Como una niña sermoneada por robar un caramelo
Por Andrea Treku
Así me sentía yo cada vez que acudía a la consulta de embarazo de la Seguridad Social: daba igual que fuera el ginecólogo o la matrona.
Nunca se me preguntó qué tal me sentía, si tenía molestias, si me encontraba ágil o incómoda, si se me hinchaban las piernas por el calor o si hacía ejercicio y cuál. No, al parecer lo único importante (imagino que ante la total normalidad de mis ecografías y análisis) era controlarme el peso.
A la matrona sólo la visité en dos ocasiones; a la segunda salí medio llorando porque en mi cuarto mes había engordado 1 kilo de más y según ella era un crimen terrible y yo era una embarazada muy díscola.
Al ginecólogo (que era el que me enviaba a las pruebas complementarias), no tuve más remedio que verle hasta el final. A partir del segundo trimestre se me hacía un mundo acudir sola a la consulta (¡a mí, que soy ingeniero superior, llevo 8 años casada y además de mi hogar dirijo un pequeño estudio de 5 personas!), así que mi marido me acompañaba para ayudarme a soportar mejor el chaparrón. Como una niña sermoneada por robar un caramelo, así me sentía yo.
Jamás se me preguntó por mi dieta; sé que la perfección no existe, pero intento dar prioridad a los productos poco elaborados: tomo muchas verduras, pescados, purés, frutas, cereales y legumbres, evito los dulces porque no me gustan. No, sólo se me recriminaba mi gordura, sin cuestionarse las razones de ello y sólo insistiéndome en que era muy peligroso (en general, para el embarazo, para el niño, para mí…).
Tampoco se apuntó nunca en mi historial que este sobrepeso cambiase mi condición de “embarazo normal”, así que no debía de ser tan grave, ¿o sí? Menos mal que yo estaba segura de que mi dieta era la adecuada, de que mi aumento de peso era el fisiológico y de que mi embarazo estaba bien, porque si no, el estrés generado se habría propagado y expandido como un cáncer, llenando de dudas y temores infundados mi mente y alterando mi psique justamente cuando menos lo necesitaba, durante mi gravidez (¿o no se supone que las embarazadas deberían estar todo el día flotando en una nube, felices y contemplándose la tripita?).
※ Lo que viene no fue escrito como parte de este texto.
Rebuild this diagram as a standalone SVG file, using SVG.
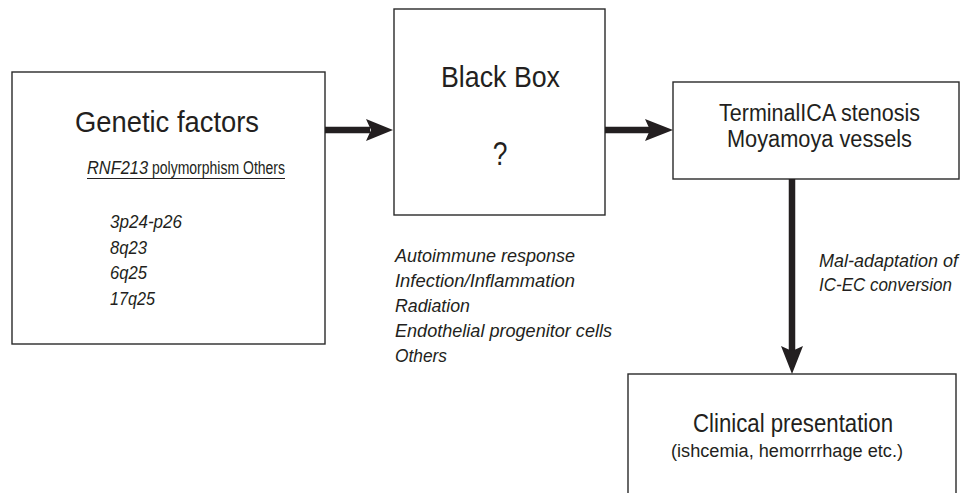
<svg xmlns="http://www.w3.org/2000/svg" width="963" height="493" viewBox="0 0 963 493">
<style>
.box{fill:#fff;stroke:#2a2a2a;stroke-width:1.4}
text{font-family:"Liberation Sans",Arial,sans-serif;fill:#231f20}
.big{font-size:30px}
.mid{font-size:25px}
.sm{font-size:18px}
.it{font-style:italic;font-size:18px}
.conn{stroke:#231f20;stroke-width:6.5;fill:none}
.head{fill:#231f20;stroke:none}
</style>
<rect width="963" height="493" fill="#fff"/>
<g id="genetic">
<rect class="box" x="12" y="72" width="313" height="272"/>
<text class="big" x="75" y="132" textLength="184" lengthAdjust="spacingAndGlyphs">Genetic factors</text>
<text class="it" x="87" y="174" font-size="18" textLength="61" lengthAdjust="spacingAndGlyphs">RNF213</text>
<text x="152" y="174" font-size="18" textLength="133" lengthAdjust="spacingAndGlyphs">polymorphism Others</text>
<line x1="87" y1="178.5" x2="285" y2="178.5" stroke="#231f20" stroke-width="1"/>
<text class="it" x="110" y="228" textLength="72" lengthAdjust="spacingAndGlyphs">3p24-p26</text>
<text class="it" x="110" y="254" textLength="37" lengthAdjust="spacingAndGlyphs">8q23</text>
<text class="it" x="110" y="279" textLength="37" lengthAdjust="spacingAndGlyphs">6q25</text>
<text class="it" x="110" y="305" textLength="45" lengthAdjust="spacingAndGlyphs">17q25</text>
</g>
<g id="blackbox">
<rect class="box" x="394" y="9" width="211" height="206"/>
<text class="big" x="441" y="87" textLength="119" lengthAdjust="spacingAndGlyphs">Black Box</text>
<text x="500" y="165" font-size="33" text-anchor="middle" transform="translate(500 165) scale(0.8 1) translate(-500 -165)">?</text>
</g>
<g id="blackbox-factors">
<text class="it" x="395" y="262" textLength="180" lengthAdjust="spacingAndGlyphs">Autoimmune response</text>
<text class="it" x="395" y="287" textLength="180" lengthAdjust="spacingAndGlyphs">Infection/Inflammation</text>
<text class="it" x="395" y="312" textLength="75" lengthAdjust="spacingAndGlyphs">Radiation</text>
<text class="it" x="395" y="337" textLength="217" lengthAdjust="spacingAndGlyphs">Endothelial progenitor cells</text>
<text class="it" x="395" y="362" textLength="52" lengthAdjust="spacingAndGlyphs">Others</text>
</g>
<g id="terminal">
<rect class="box" x="673" y="82" width="286" height="97"/>
<text x="719" y="121" font-size="23" textLength="201" lengthAdjust="spacingAndGlyphs">TerminalICA stenosis</text>
<text x="727" y="147" font-size="23" textLength="185" lengthAdjust="spacingAndGlyphs">Moyamoya vessels</text>
</g>
<g id="clinical">
<rect class="box" x="628" y="374" width="328" height="140"/>
<text class="mid" x="693" y="432" textLength="200" lengthAdjust="spacingAndGlyphs">Clinical presentation</text>
<text class="sm" x="671" y="457" textLength="232" lengthAdjust="spacingAndGlyphs">(ishcemia, hemorrrhage etc.)</text>
</g>
<g id="connectors">
<line class="conn" x1="325" y1="130" x2="370" y2="130"/>
<path class="head" d="M393,130 L366,119 L371,130 L366,141 Z"/>
<line class="conn" x1="605" y1="130" x2="650" y2="130"/>
<path class="head" d="M673,130 L645,119 L650,130 L645,141 Z"/>
<line class="conn" x1="792" y1="179" x2="792" y2="352"/>
<path class="head" d="M792,374 L781,346 L792,351 L803,346 Z"/>
<text class="it" x="819" y="267" textLength="139" lengthAdjust="spacingAndGlyphs">Mal-adaptation of</text>
<text class="it" x="819" y="291" textLength="133" lengthAdjust="spacingAndGlyphs">IC-EC conversion</text>
</g>
</svg>
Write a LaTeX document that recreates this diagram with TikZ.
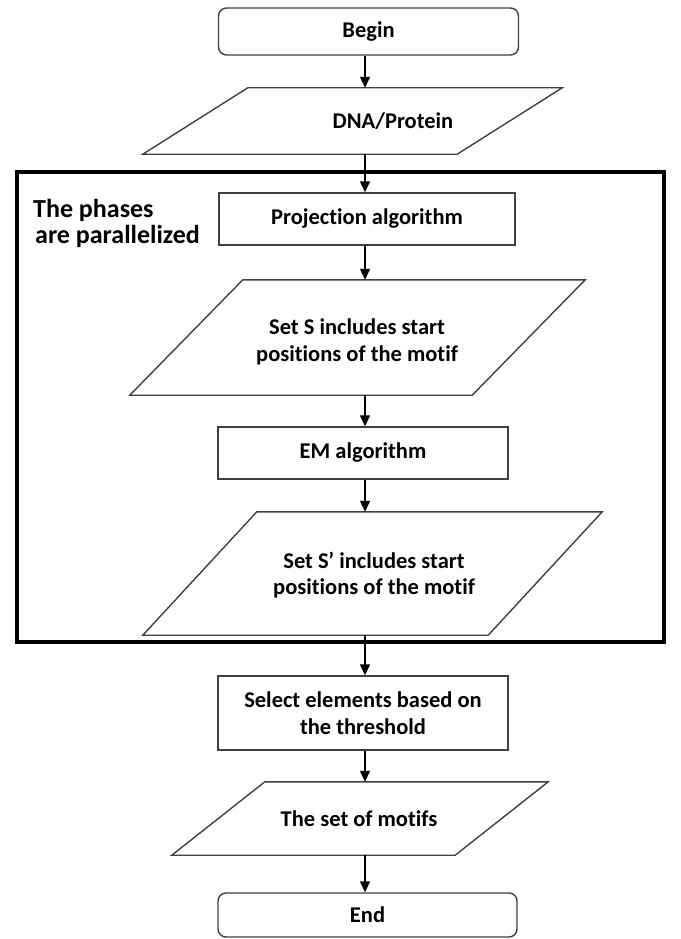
\documentclass[tikz,border=0pt]{standalone}
\usepackage{fontspec}
\setmainfont{Carlito}[Ligatures={NoCommon,NoContextual}]
\usetikzlibrary{calc,arrows.meta}
\tikzset{
  txt/.style={font=\fontsize{22.5}{26.5}\selectfont\bfseries, text=black, align=center, inner sep=0pt},
  stepbox/.style={txt, draw=black!75, line width=1.4pt, rectangle},
  termbox/.style={txt, draw=black!75, line width=1.4pt, rectangle, rounded corners=8pt},
  iobox/.style={txt, rectangle},
  ioline/.style={draw=black!75, line width=1.4pt, line join=miter},
  arr/.style={draw=black, line width=1.4pt, -{Triangle[length=11pt,width=10pt]}},
  frame/.style={draw=black, line width=4pt},
  note/.style={font=\fontsize{26}{26}\selectfont\bfseries, text=black, align=left, inner sep=0pt, anchor=north west}
}
\newcommand{\paradraw}[2]{%
  \draw[ioline] ($(#1.north west)+(#2,0)$) -- (#1.north east) -- ($(#1.south east)-(#2,0)$) -- (#1.south west) -- cycle;}
\begin{document}
\begin{tikzpicture}[x=1pt,y=-1pt]
\useasboundingbox (0,0) rectangle (680,939);
\coordinate (ax) at (365,0);

\node[termbox, minimum width=300pt, minimum height=47pt] (begin) at (368.5,31.5) {Begin};

\node[iobox, minimum width=419pt, minimum height=66pt] (dna) at (352.5,121) {};
\paradraw{dna}{105}
\node[txt] (dnat) at (393,121) {DNA/Protein};

\draw[frame] (17,172) rectangle (664,642);
\node[note] (lbl) at (33,199) {The phases\\\hspace*{2pt}are parallelized};

\node[stepbox, minimum width=296pt, minimum height=52pt] (proj) at (367,219) {Projection algorithm};

\node[iobox, minimum width=455pt, minimum height=115pt] (sset) at (357.5,337.5) {};
\paradraw{sset}{113}
\node[txt] (ssett) at (357,342) {Set S includes start\\positions of the motif};

\node[stepbox, minimum width=290pt, minimum height=52pt] (em) at (363,453) {EM algorithm};

\node[iobox, minimum width=459pt, minimum height=123pt] (sp) at (372.5,573.5) {};
\paradraw{sp}{114}
\node[txt] (spt) at (374,575) {Set S’ includes start\\positions of the motif};

\node[stepbox, minimum width=290pt, minimum height=74pt] (sel) at (363,713) {Select elements based on\\the threshold};

\node[iobox, minimum width=376pt, minimum height=73pt] (mot) at (360,818.5) {};
\paradraw{mot}{93}
\node[txt] (mott) at (359,818.5) {The set of motifs};

\node[termbox, minimum width=299pt, minimum height=44pt] (end) at (367.5,915) {End};

\draw[arr] (begin.south -| ax) -- (dna.north -| ax);
\draw[arr] (dna.south -| ax) -- (proj.north -| ax);
\draw[arr] (proj.south -| ax) -- (sset.north -| ax);
\draw[arr] (sset.south -| ax) -- (em.north -| ax);
\draw[arr] (em.south -| ax) -- (sp.north -| ax);
\draw[arr] (sp.south -| ax) -- (sel.north -| ax);
\draw[arr] (sel.south -| ax) -- (mot.north -| ax);
\draw[arr] (mot.south -| ax) -- (end.north -| ax);
\end{tikzpicture}
\end{document}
Lo curioso es que mi índice de masa corporal o IMC (sin estar gestando) está en torno a 19, por lo que en realidad se me debería clasificar de delgada, y ya cumplida, nunca llegué a sobrepasar un IMC de 24, que corresponde a un peso normal si se siguen las recomendaciones médicas generales para la población sana.
Afortunadamente soy una mujer que no padece un trastorno de alimentación, con lo que sólo me sentía mal durante la consulta, pero ¿y si lo tuviese? ¿Me habrían acabado de hundir estas reprimendas? ¿Habría terminado siendo una nueva paciente a engrosar el número de anoréxicos y bulímicos que precisan tratamiento/ internamiento/ terapia?
Esta es mi reflexión. Espero que sirva para replantear el trato a la embarazada tanto a sanitarios, como a familiares y para ayudar a aquellas embarazadas, que, como yo, se hayan sentido como niñas sermoneadas por robar un caramelo.
Aprovecho la ocasión para citar de la nueva “Estrategia Nacional de Salud Sexual y Reproductiva” del Ministerio de Sanidad y Política Social, 2010, página 66, apartado 3.3.2.1.: Visitas y seguimiento del embarazo:
Punto 4 de las recomendaciones: “...Pesar de forma individualizada a las mujeres, de forma que el control de peso se haga siempre que proporcione beneficios y evitando producir ansiedad.”